TRee-based Exploration of Neighborhoods and Domains

Maintenance works will be carried out May-26-2020 at 11:00 (EDT). We ask you to finish your jobs prior to this date. The server will be stopped and the running jobs will be lost. The server will start working May-26-2020 at 14:00 (EDT).


1) In order to successfully draw gene neighborhoods please provide identifiers of proteins from the RefSeq database. This database is listed in 'Database' section of the BLASTP page as 'Reference proteins (refseq_protein)' option.

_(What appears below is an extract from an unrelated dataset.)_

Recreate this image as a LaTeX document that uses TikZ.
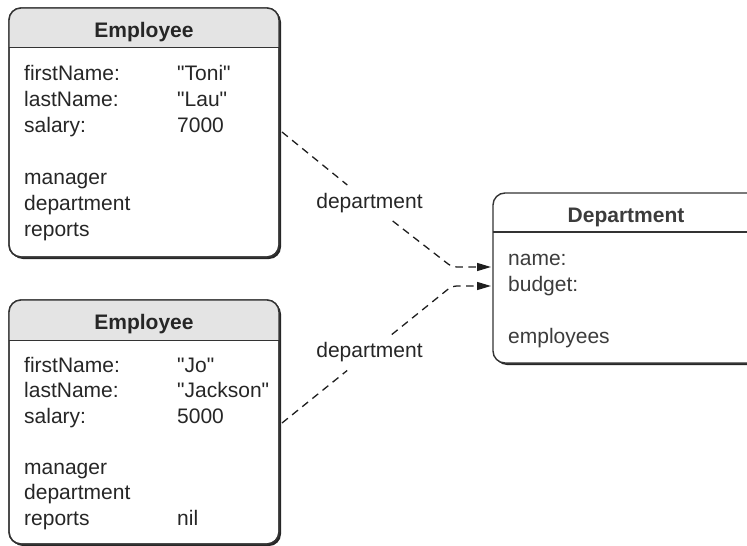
\documentclass[tikz,border=0pt]{standalone}
\usepackage{fontspec}
\setmainfont{Liberation Sans}[Ligatures=TeXOff]
\usetikzlibrary{arrows.meta,shadows}
\definecolor{boxc}{HTML}{333333}
\definecolor{shadowc}{HTML}{262626}
\definecolor{hdr}{HTML}{E4E4E4}
\definecolor{txt}{HTML}{262626}
\definecolor{txtd}{HTML}{3C3C3C}
\definecolor{linec}{HTML}{1E1E1E}
\tikzset{
  boxshape/.style={draw=boxc, line width=1.4pt, rounded corners=12pt, fill=white,
    inner sep=0pt, outer sep=0pt,
    drop shadow={shadow xshift=2pt, shadow yshift=-2pt, fill=shadowc, opacity=1}},
  boxline/.style={draw=boxc, line width=1.4pt},
  fld/.style={anchor=base west, inner sep=0pt, text=txt, font=\fontsize{21pt}{25pt}\selectfont},
  dfld/.style={fld, text=txtd},
  ttl/.style={anchor=base, inner sep=0pt, text=txt, font=\fontsize{21pt}{25pt}\selectfont\bfseries},
  lbl/.style={inner xsep=3pt, inner ysep=8pt, text=txt, font=\fontsize{21pt}{25pt}\selectfont},
  conn/.style={draw=linec, line width=1.3pt, dash pattern=on 7.5pt off 5.5pt,
    -{Triangle[length=14pt,width=8pt]}, shorten >=2pt, rounded corners=5pt},
}
\begin{document}
\begin{tikzpicture}[x=1pt,y=-1pt]
\useasboundingbox (0,0) rectangle (747,546);
\clip (0,0) rectangle (747,546);

% ---------- Employee 1 ----------
\node[boxshape, minimum width=270pt, minimum height=249pt] (emp1) at (144,132.5) {};
\coordinate (h1) at (0,47.5);
\begin{scope}
  \clip[rounded corners=12pt] (emp1.north west) rectangle (emp1.south east);
  \fill[hdr] (emp1.north west) rectangle (emp1.east |- h1);
\end{scope}
\draw[boxline, rounded corners=12pt] (emp1.north west) rectangle (emp1.south east);
\draw[boxline] (emp1.west |- h1) -- (emp1.east |- h1);
\node[ttl] (emp1t) at (144,37) {Employee};
\node[fld] (e1a) at (24,80) {firstName:};
\node[fld] (e1av) at (177,80) {"Toni"};
\node[fld] (e1b) at (24,106) {lastName:};
\node[fld] (e1bv) at (177,106) {"Lau"};
\node[fld] (e1c) at (24,132) {salary:};
\node[fld] (e1cv) at (177,132) {7000};
\node[fld] (e1d) at (24,184) {manager};
\node[fld] (e1e) at (24,210) {department};
\node[fld] (e1f) at (24,236) {reports};

% ---------- Employee 2 ----------
\node[boxshape, minimum width=270pt, minimum height=244pt] (emp2) at (144,422) {};
\coordinate (h2) at (0,340.5);
\begin{scope}
  \clip[rounded corners=12pt] (emp2.north west) rectangle (emp2.south east);
  \fill[hdr] (emp2.north west) rectangle (emp2.east |- h2);
\end{scope}
\draw[boxline, rounded corners=12pt] (emp2.north west) rectangle (emp2.south east);
\draw[boxline] (emp2.west |- h2) -- (emp2.east |- h2);
\node[ttl] (emp2t) at (144,329.5) {Employee};
\node[fld] (e2a) at (24,372) {firstName:};
\node[fld] (e2av) at (177,372) {"Jo"};
\node[fld] (e2b) at (24,397.5) {lastName:};
\node[fld] (e2bv) at (177,397.5) {"Jackson"};
\node[fld] (e2c) at (24,423) {salary:};
\node[fld] (e2cv) at (177,423) {5000};
\node[fld] (e2d) at (24,474) {manager};
\node[fld] (e2e) at (24,499.5) {department};
\node[fld] (e2f) at (24,525) {reports};
\node[fld] (e2fv) at (177,525) {nil};

% ---------- Department ----------
\node[boxshape, minimum width=266pt, minimum height=170pt] (dept) at (626,278) {};
\coordinate (h3) at (0,232);
\draw[boxline] (dept.west |- h3) -- (dept.east |- h3);
\node[ttl, text=txtd] (deptt) at (626,222) {Department};
\node[dfld] (da) at (508,265) {name:};
\node[dfld] (db) at (508,291) {budget:};
\node[dfld] (dc) at (508,343) {employees};

% ---------- connectors ----------
\coordinate (s1) at (282,132);
\coordinate (b1) at (452,267);
\coordinate (s2) at (282,423);
\coordinate (b2) at (452,286);
\node[lbl] (l1) at (369.5,203) {department};
\node[lbl] (l2) at (369.5,352.5) {department};
\draw[conn] (s1) -- (l1) -- (b1) -- ([yshift=11pt]dept.west);
\draw[conn] (s2) -- (l2) -- (b2) -- ([yshift=-8pt]dept.west);
\end{tikzpicture}
\end{document}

Once you selected this option you can run BLASTP against this database using your protein of interest and collect homologous proteins and use this collected sequence set as input for TREND.

2) If even using the RefSeq proteins you still couldn't retrieve the gene neighborhoods for some of your proteins this means that corresponding organisms are not in our database yet. Thousands of new genomes get deposited to NCBI every week. After quality assessment and ensuring that the genomes meet the depositions standards they slowly get migrated to the RefSeq database. Once the genomes are there the MiST database will collect and process them and finally TREND will be able to process and show the neighboring genes of corresponding genomes.

3) When you collected a set of homologous proteins, for example running BLASTP, redundancy reduction step is necessary, because in the final set numerous identical or very similar sequences will be present. The file containing sequence clusters gets generated by TREND and can be used to identify how many and which sequences each representative sequence, sent over to the pipeline after the reduction step, represents.

4) FFT-NS-i - is a fast and of high quality alignment algorithm. Once you figure out your data, you may use a refined representative set of sequences of a smaller size to run more robust L-INS-i, G-INS-i or E-INS-i algorithms. L-INS-i is recommended when proteins have one common alignable region, G-INS-i - when proteins can be aligned along the entire length, and E-INS-i - when proteins have several alignable regions interspersed with unalignable less common regions.

5) FastTree - is approximately Maximum-Likelihood algorithm that produces phylogenetic trees of very good quality. We recommend using it as a first exploratory step of your analysis or as the only step if you have a large dataset. Once exploring the FastTree you established the kind of data your are dealing with try using MEGA algorithms with the refined dataset of a smaller size. You may reduce the dataset redundancy running the redundancy reduction step of TREND.

6) Not shared domains tolerance parameter adjusting can help to identify gene clusters that have only some domains common between them. Unobvious subtle regularities can be uncovered using this parameter.